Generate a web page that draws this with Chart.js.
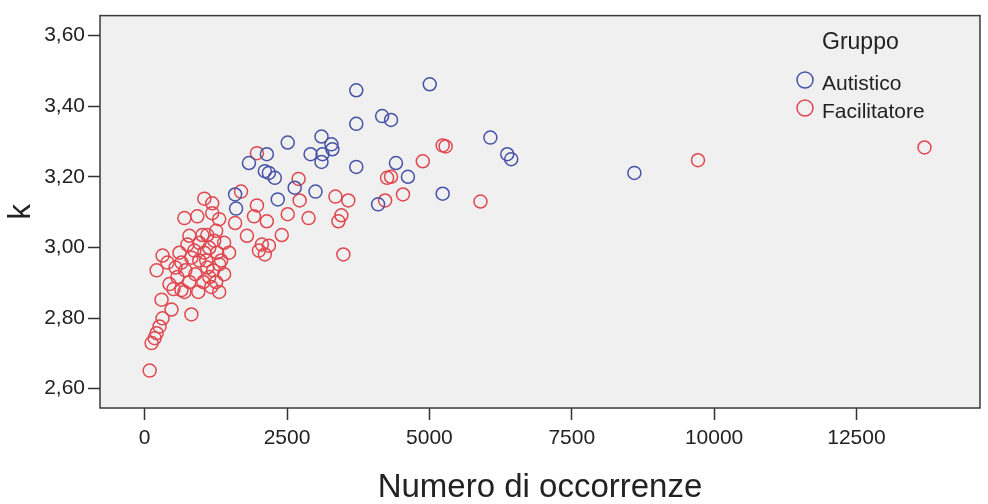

= = = = =

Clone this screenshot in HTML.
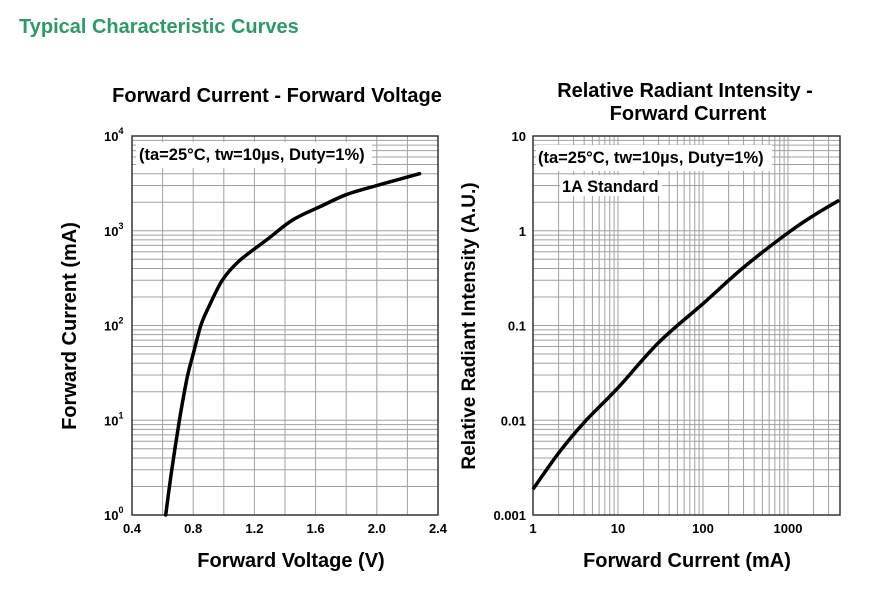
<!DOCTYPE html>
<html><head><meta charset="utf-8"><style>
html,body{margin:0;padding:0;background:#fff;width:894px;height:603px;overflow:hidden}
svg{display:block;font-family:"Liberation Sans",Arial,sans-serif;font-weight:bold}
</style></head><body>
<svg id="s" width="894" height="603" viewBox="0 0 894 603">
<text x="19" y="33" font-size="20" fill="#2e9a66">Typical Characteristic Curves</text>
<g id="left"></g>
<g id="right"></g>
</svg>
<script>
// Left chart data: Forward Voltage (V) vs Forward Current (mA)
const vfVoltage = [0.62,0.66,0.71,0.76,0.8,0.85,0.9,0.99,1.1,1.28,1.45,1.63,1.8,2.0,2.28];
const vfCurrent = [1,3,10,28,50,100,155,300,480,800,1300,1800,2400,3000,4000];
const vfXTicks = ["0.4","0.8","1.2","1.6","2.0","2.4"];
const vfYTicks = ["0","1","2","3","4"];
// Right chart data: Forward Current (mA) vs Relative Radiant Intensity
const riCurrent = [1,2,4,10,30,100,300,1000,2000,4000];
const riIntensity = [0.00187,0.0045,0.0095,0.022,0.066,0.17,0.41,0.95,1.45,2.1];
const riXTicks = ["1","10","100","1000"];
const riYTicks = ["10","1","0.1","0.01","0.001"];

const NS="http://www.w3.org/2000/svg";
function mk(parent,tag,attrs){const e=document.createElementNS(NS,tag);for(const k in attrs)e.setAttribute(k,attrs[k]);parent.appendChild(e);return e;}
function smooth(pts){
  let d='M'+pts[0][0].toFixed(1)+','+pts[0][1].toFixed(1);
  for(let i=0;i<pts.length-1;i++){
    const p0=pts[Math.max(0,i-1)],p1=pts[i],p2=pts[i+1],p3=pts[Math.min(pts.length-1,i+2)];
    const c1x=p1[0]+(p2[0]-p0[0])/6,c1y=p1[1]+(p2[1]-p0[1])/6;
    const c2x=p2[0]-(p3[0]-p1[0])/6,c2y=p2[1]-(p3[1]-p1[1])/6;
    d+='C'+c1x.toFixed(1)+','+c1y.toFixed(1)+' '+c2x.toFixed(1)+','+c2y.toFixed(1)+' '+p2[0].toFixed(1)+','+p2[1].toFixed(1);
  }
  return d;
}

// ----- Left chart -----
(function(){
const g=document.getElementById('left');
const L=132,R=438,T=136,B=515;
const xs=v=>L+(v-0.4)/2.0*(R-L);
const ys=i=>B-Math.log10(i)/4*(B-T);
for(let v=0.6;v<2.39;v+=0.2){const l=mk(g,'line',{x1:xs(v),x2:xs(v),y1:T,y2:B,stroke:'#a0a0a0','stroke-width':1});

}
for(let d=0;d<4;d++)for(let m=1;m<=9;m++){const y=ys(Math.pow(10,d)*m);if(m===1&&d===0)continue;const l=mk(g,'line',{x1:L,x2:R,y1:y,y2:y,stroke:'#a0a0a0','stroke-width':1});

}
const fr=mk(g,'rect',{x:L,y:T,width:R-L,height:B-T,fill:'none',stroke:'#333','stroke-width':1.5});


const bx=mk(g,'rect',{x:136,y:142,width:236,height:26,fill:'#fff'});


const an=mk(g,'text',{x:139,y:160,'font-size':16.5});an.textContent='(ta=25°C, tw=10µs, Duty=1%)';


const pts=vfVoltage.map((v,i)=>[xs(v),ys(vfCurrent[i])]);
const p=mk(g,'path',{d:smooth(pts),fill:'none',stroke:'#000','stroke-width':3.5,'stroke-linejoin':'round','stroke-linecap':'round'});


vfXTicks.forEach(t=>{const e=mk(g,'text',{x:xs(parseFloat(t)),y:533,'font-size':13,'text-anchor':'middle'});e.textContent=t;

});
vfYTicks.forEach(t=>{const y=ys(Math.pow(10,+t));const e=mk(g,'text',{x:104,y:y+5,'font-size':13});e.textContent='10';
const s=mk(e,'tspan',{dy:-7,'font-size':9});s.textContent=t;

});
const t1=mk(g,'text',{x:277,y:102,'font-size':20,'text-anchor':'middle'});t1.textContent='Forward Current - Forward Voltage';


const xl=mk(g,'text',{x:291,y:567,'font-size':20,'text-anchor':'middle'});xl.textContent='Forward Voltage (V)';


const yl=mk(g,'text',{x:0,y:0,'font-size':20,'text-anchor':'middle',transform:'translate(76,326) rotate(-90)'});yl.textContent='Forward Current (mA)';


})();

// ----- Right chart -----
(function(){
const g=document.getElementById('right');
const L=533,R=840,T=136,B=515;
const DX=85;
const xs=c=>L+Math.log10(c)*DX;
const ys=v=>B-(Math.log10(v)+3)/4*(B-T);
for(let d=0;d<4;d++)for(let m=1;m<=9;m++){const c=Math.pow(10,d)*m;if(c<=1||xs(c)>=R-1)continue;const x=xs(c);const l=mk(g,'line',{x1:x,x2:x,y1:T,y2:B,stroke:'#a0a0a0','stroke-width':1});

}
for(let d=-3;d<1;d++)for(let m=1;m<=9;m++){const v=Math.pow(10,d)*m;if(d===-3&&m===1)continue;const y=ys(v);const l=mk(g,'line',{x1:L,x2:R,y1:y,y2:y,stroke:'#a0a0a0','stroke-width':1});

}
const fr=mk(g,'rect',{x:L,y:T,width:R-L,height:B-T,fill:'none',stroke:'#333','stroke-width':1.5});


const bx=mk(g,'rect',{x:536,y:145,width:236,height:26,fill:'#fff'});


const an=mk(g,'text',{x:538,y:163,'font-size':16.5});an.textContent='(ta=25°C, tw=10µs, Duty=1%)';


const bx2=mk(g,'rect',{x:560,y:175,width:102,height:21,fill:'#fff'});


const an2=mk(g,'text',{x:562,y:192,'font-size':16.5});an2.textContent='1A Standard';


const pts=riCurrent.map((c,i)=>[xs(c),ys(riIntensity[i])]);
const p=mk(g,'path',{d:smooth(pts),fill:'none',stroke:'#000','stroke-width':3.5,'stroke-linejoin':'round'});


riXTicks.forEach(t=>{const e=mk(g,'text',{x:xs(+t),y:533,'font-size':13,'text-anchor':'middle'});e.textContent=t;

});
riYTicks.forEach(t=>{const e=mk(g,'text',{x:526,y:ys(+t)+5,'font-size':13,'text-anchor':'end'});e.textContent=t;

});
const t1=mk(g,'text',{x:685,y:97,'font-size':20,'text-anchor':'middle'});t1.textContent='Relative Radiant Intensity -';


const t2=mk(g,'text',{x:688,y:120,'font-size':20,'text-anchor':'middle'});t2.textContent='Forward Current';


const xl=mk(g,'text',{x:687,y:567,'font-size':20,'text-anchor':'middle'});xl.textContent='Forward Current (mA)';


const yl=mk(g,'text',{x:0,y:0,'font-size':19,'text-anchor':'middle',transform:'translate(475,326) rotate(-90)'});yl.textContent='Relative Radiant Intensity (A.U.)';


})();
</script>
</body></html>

= = = = =

PROMPT: Copy out each line of the records where the string "this" appears.

SOLUTION TO THE PROBLEM:
Generate a web page that draws this with Chart.js.
Clone this screenshot in HTML.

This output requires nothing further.